Democrats aren't dead yet
Tuesday's retirement news may look worse than it really is for this year's elections
By Mike Madden
WASHINGTON -- At the White House Wednesday, press secretary Robert Gibbs wasn't about to play political prophet.
"Look, it is hard to look into the crystal ball 11 months from Election Day," Gibbs said. Hard -- and also, if you're a Democrat these days, a little scary. The surprising news Tuesday night that Sen. Byron Dorgan, D-N.D., wouldn't run again was followed not long afterward by the slightly less surprising news that his Connecticut counterpart Chris Dodd would join him in retirement. Colorado Gov. Bill Ritter announced his retirement, too, and just for good measure, Michigan Lt. Gov. John Cherry said he would sit out the 2010 election as well. Republicans and the media alike declared the sky was falling for the Obama administration and the Democratic Party.

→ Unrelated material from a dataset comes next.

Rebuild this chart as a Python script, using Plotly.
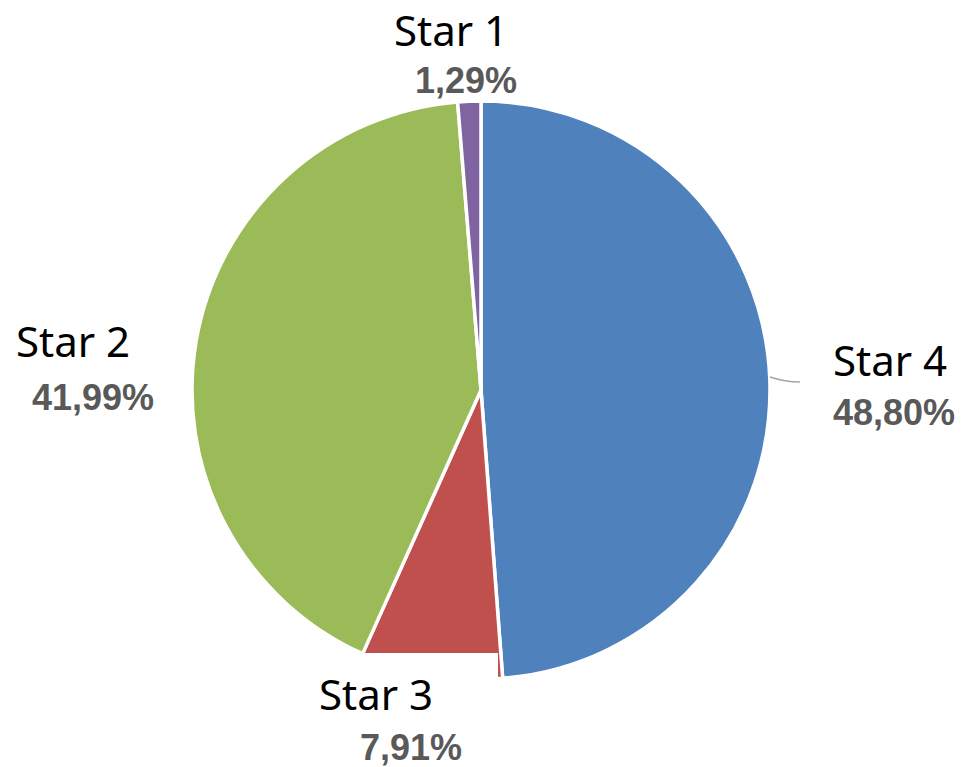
import plotly.graph_objects as go

# Data
categories = ["Star 4", "Star 3", "Star 2", "Star 1"]
values = [48.80, 7.91, 41.99, 1.29]
colors = ["#4F81BD", "#C0504D", "#9BBB59", "#8064A2"]

W, H = 972, 767

def px(x):
    return x / W

def py(y):
    return 1 - y / H

fig = go.Figure()
fig.add_trace(go.Pie(
    labels=categories,
    values=values,
    sort=False,
    direction="clockwise",
    rotation=0,
    marker=dict(colors=colors, line=dict(color="white", width=3.5)),
    textinfo="none",
    hoverinfo="label+percent",
    showlegend=False,
    domain=dict(x=[px(192), px(770)], y=[py(679), py(101)]),
))

# label positions (pixel centers): name, percent
label_pos = {
    "Star 1": ((451, 29), (466, 80)),
    "Star 2": ((73, 341), (93, 397)),
    "Star 3": ((376, 693), (411, 747)),
    "Star 4": ((890, 360), (894, 412)),
}

annotations = []
for cat, val in zip(categories, values):
    (nx, ny), (vx, vy) = label_pos[cat]
    annotations.append(dict(
        x=px(nx), y=py(ny), xref="paper", yref="paper",
        text=cat, showarrow=False, xanchor="center", yanchor="middle",
        borderpad=0, borderwidth=0,
        font=dict(family="Noto Sans", size=42, color="#000000"),
    ))
    annotations.append(dict(
        x=px(vx), y=py(vy), xref="paper", yref="paper",
        text=f"{val:.2f}%".replace(".", ","), showarrow=False,
        xanchor="center", yanchor="middle",
        borderpad=0, borderwidth=0,
        font=dict(family="Liberation Sans", size=36, color="#595959", weight="bold"),
    ))

shapes = [
    # white label box clipping the bottom of the pie
    dict(type="rect", xref="paper", yref="paper",
         x0=px(300), x1=px(498), y0=0, y1=py(653),
         fillcolor="white", line=dict(width=0), layer="above"),
    # leader line for Star 4
    dict(type="path", xref="paper", yref="paper",
         path=f"M {px(770)},{py(377)} Q {px(785)},{py(382)} {px(800)},{py(382)}",
         line=dict(color="#A6A6A6", width=1.5), layer="above"),
]

fig.update_layout(
    width=W, height=H,
    margin=dict(l=0, r=0, t=0, b=0),
    paper_bgcolor="white",
    plot_bgcolor="white",
    annotations=annotations,
    shapes=shapes,
)

fig.write_html(
    "out.html",
    config={"displayModeBar": False},
    post_script="document.body.style.margin='0';document.body.style.padding='0';",
)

"The real question is whether Harry Reid, now the Senate's most vulnerable Democrat, will follow Chris Dodd's lead and step aside," Republican National Committee Chairman Michael Steele said in a statement. (Take this one to Vegas, in Reid's home state -- he won't.)

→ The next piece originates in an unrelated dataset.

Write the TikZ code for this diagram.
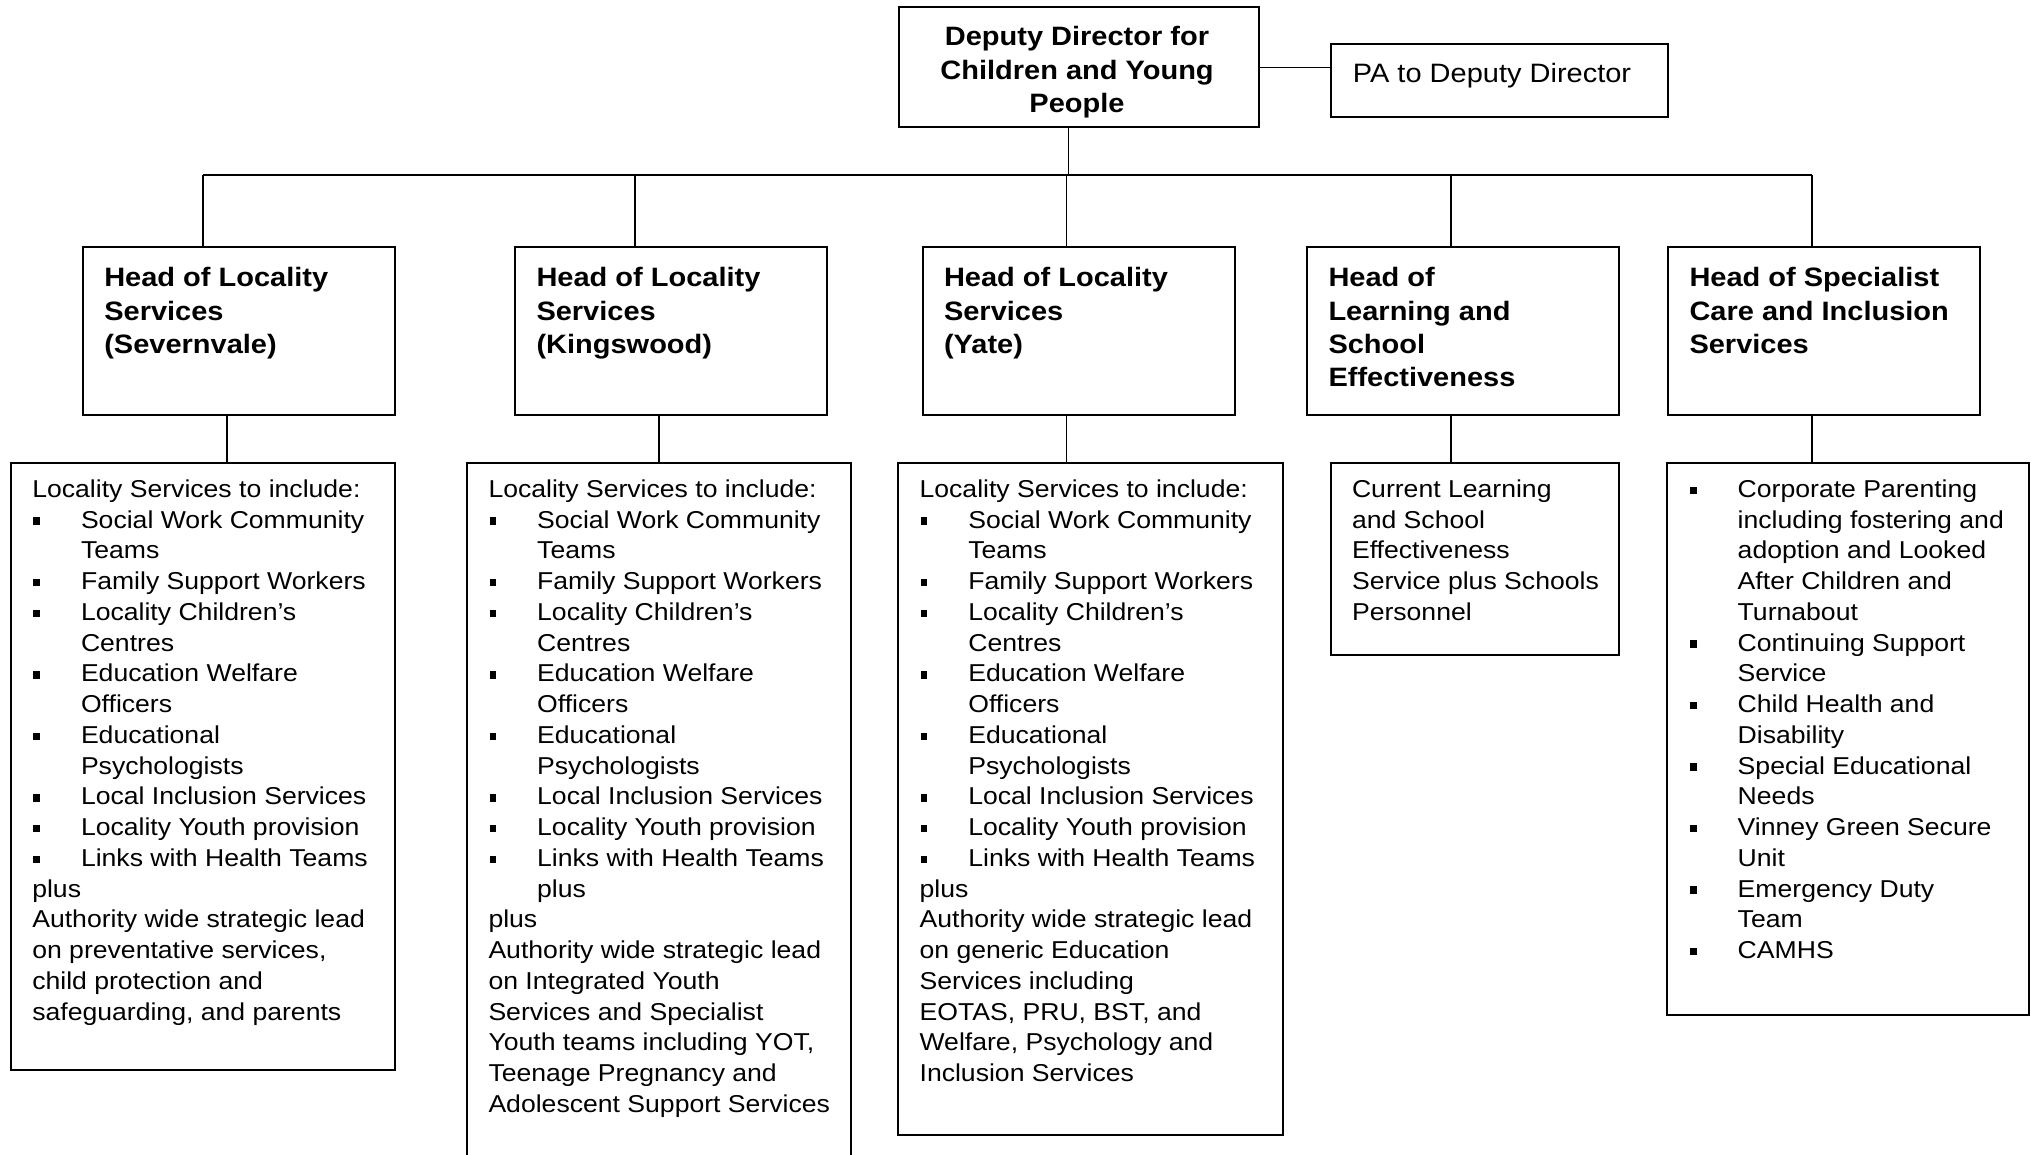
\documentclass[tikz,border=0pt]{standalone}
\usepackage{fontspec}
\setmainfont{Liberation Sans}[FakeStretch=1.09]
\newcommand\orgbody{\fontsize{24.4pt}{30.75pt}\selectfont}
\newcommand\orghead{\fontsize{26.6pt}{33.4pt}\selectfont\bfseries}
\newcommand\orgpa{\fontsize{26.6pt}{33.4pt}\selectfont}
\newcommand\orgL[1]{\hbox{#1}}
\newcommand\orgB[1]{\hbox{\makebox[48.7pt][l]{\hspace*{1pt}\rule[3.3pt]{6.8pt}{7.4pt}}#1}}
\newcommand\orgC[1]{\hbox{\hspace*{48.7pt}#1}}
\newcommand\orgM[1]{\hbox to 350pt{\hss#1\hss}}
\begin{document}
\begin{tikzpicture}[x=1pt,y=-1pt,
  box/.style={draw, line width=2pt, rectangle, inner sep=0pt, outer sep=0pt, anchor=north west},
  conn/.style={line width=1.4pt},
  txt/.style={anchor=base west, inner sep=0pt, outer sep=0pt, font=\orgbody},
  htxt/.style={anchor=base west, inner sep=0pt, outer sep=0pt, font=\orghead}]
\useasboundingbox (0,0) rectangle (2031,1155);
\fill[white] (0,0) rectangle (2031,1155);
\clip (0,0) rectangle (2031,1155);

% top boxes
\node[box, minimum width=360pt, minimum height=120pt] (dd) at (899.3,7.3) {};
\node[box, minimum width=337.3pt, minimum height=72.7pt] (pa) at (1331,44) {};
\node[anchor=base, inner sep=0pt, font=\orghead] (ddt) at (1077,45.7)
  {\vtop{\orgM{Deputy Director for}\orgM{Children and Young}\orgM{People}}};
\node[anchor=base west, inner sep=0pt, font=\orgpa] (pat) at (1352.7,82.3) {PA to Deputy Director};

% head boxes
\node[box, minimum width=312pt, minimum height=168pt] (h1) at (83,247) {};
\node[box, minimum width=312pt, minimum height=168pt] (h2) at (515,247) {};
\node[box, minimum width=312.4pt, minimum height=168pt] (h3) at (922.6,247) {};
\node[box, minimum width=312pt, minimum height=168pt] (h4) at (1307,247) {};
\node[box, minimum width=312pt, minimum height=168pt] (h5) at (1668,247) {};

\node[htxt] (h1t) at (104.3,286.7) {\vtop{\orgL{Head of Locality}\orgL{Services}\orgL{(Severnvale)}}};
\node[htxt] (h2t) at (536.5,286.7) {\vtop{\orgL{Head of Locality}\orgL{Services}\orgL{(Kingswood)}}};
\node[htxt] (h3t) at (944,286.7) {\vtop{\orgL{Head of Locality}\orgL{Services}\orgL{(Yate)}}};
\node[htxt] (h4t) at (1328.5,286.7) {\vtop{\orgL{Head of}\orgL{Learning and}\orgL{School}\orgL{Effectiveness}}};
\node[htxt] (h5t) at (1689.5,286.7) {\vtop{\orgL{Head of Specialist}\orgL{Care and Inclusion}\orgL{Services}}};

% lower boxes
\node[box, minimum width=384.5pt, minimum height=607pt] (l1) at (10.5,463) {};
\node[box, minimum width=384pt, minimum height=720pt] (l2) at (467,463) {};
\node[box, minimum width=385pt, minimum height=672pt] (l3) at (898,463) {};
\node[box, minimum width=288pt, minimum height=192pt] (l4) at (1331,463) {};
\node[box, minimum width=362pt, minimum height=552pt] (l5) at (1667,463) {};

\node[txt] (l1t) at (32.3,497.3) {\vtop{%
\orgL{Locality Services to include:}
\orgB{Social Work Community}
\orgC{Teams}
\orgB{Family Support Workers}
\orgB{Locality Children’s}
\orgC{Centres}
\orgB{Education Welfare}
\orgC{Officers}
\orgB{Educational}
\orgC{Psychologists}
\orgB{Local Inclusion Services}
\orgB{Locality Youth provision}
\orgB{Links with Health Teams}
\orgL{plus}
\orgL{Authority wide strategic lead}
\orgL{on preventative services,}
\orgL{child protection and}
\orgL{safeguarding, and parents}}};

\node[txt] (l2t) at (488.5,497.3) {\vtop{%
\orgL{Locality Services to include:}
\orgB{Social Work Community}
\orgC{Teams}
\orgB{Family Support Workers}
\orgB{Locality Children’s}
\orgC{Centres}
\orgB{Education Welfare}
\orgC{Officers}
\orgB{Educational}
\orgC{Psychologists}
\orgB{Local Inclusion Services}
\orgB{Locality Youth provision}
\orgB{Links with Health Teams}
\orgC{plus}
\orgL{plus}
\orgL{Authority wide strategic lead}
\orgL{on Integrated Youth}
\orgL{Services and Specialist}
\orgL{Youth teams including YOT,}
\orgL{Teenage Pregnancy and}
\orgL{Adolescent Support Services}}};

\node[txt] (l3t) at (919.6,497.3) {\vtop{%
\orgL{Locality Services to include:}
\orgB{Social Work Community}
\orgC{Teams}
\orgB{Family Support Workers}
\orgB{Locality Children’s}
\orgC{Centres}
\orgB{Education Welfare}
\orgC{Officers}
\orgB{Educational}
\orgC{Psychologists}
\orgB{Local Inclusion Services}
\orgB{Locality Youth provision}
\orgB{Links with Health Teams}
\orgL{plus}
\orgL{Authority wide strategic lead}
\orgL{on generic Education}
\orgL{Services including}
\orgL{EOTAS, PRU, BST, and}
\orgL{Welfare, Psychology and}
\orgL{Inclusion Services}}};

\node[txt] (l4t) at (1352,497.3) {\vtop{%
\orgL{Current Learning}
\orgL{and School}
\orgL{Effectiveness}
\orgL{Service plus Schools}
\orgL{Personnel}}};

\node[txt] (l5t) at (1689,497.3) {\vtop{%
\orgB{Corporate Parenting}
\orgC{including fostering and}
\orgC{adoption and Looked}
\orgC{After Children and}
\orgC{Turnabout}
\orgB{Continuing Support}
\orgC{Service}
\orgB{Child Health and}
\orgC{Disability}
\orgB{Special Educational}
\orgC{Needs}
\orgB{Vinney Green Secure}
\orgC{Unit}
\orgB{Emergency Duty}
\orgC{Team}
\orgB{CAMHS}}};

% connectors
\coordinate (jn) at (1068.3,175);
\coordinate (jl) at (203,175);
\coordinate (jr) at (1812,175);
\draw[conn] (dd.east) -- (dd.east -| pa.west);
\draw[conn] (dd.south -| jn) -- (jn);
\draw[conn] (jl) -- (jr);
\foreach \x/\n in {203/h1, 635/h2, 1066.5/h3, 1451/h4, 1812/h5}{
  \coordinate (d\n) at (\x,175);
  \draw[conn] (d\n) -- (d\n |- \n.north);
}
\foreach \x/\a/\b in {227/h1/l1, 659/h2/l2, 1066.5/h3/l3, 1451/h4/l4, 1812/h5/l5}{
  \coordinate (e\a) at (\x,415);
  \draw[conn] (e\a |- \a.south) -- (e\a |- \b.north);
}
\end{tikzpicture}
\end{document}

Clear away the overheated rhetoric, though, and the reality in Washington looks a little different. Sure, Democrats will struggle in November's elections -- which they were already going to do anyway. The timing is bad, because all the retirement announcements stacked up on top of each other. So the "optics," as political operatives say, are terrible. But
the Democrats aren't actually in substantially worse shape Wednesday than they were Monday.Take Connecticut. Dodd may be a beloved member of the Senate Democratic caucus, but there was almost no way he was going to win another term. His ill-fated move to Iowa during the 2008 presidential primaries, his sweetheart mortgage deal from Countrywide and his work to enable AIG to issue bonuses despite billions of dollars in federal aid left him the most endangered incumbent senator in either party. Attorney General Richard Blumenthal, though, entered the campaign Wednesday with at least a 30 point lead over his GOP opponents, according to one poll taken before Dodd bowed out.
"Let's get real here," one Senate Democratic leadership aide told Salon. "We had a huge problem, and now it's gone."
With Blumenthal in much better shape than Dodd, the party won't have to devote anywhere near as much money to holding Connecticut as it might have otherwise. Buying ads in the state means buying ads on New York television; Democrats say the cash they'll save in Connecticut could help out in races in Ohio, Missouri or Kentucky.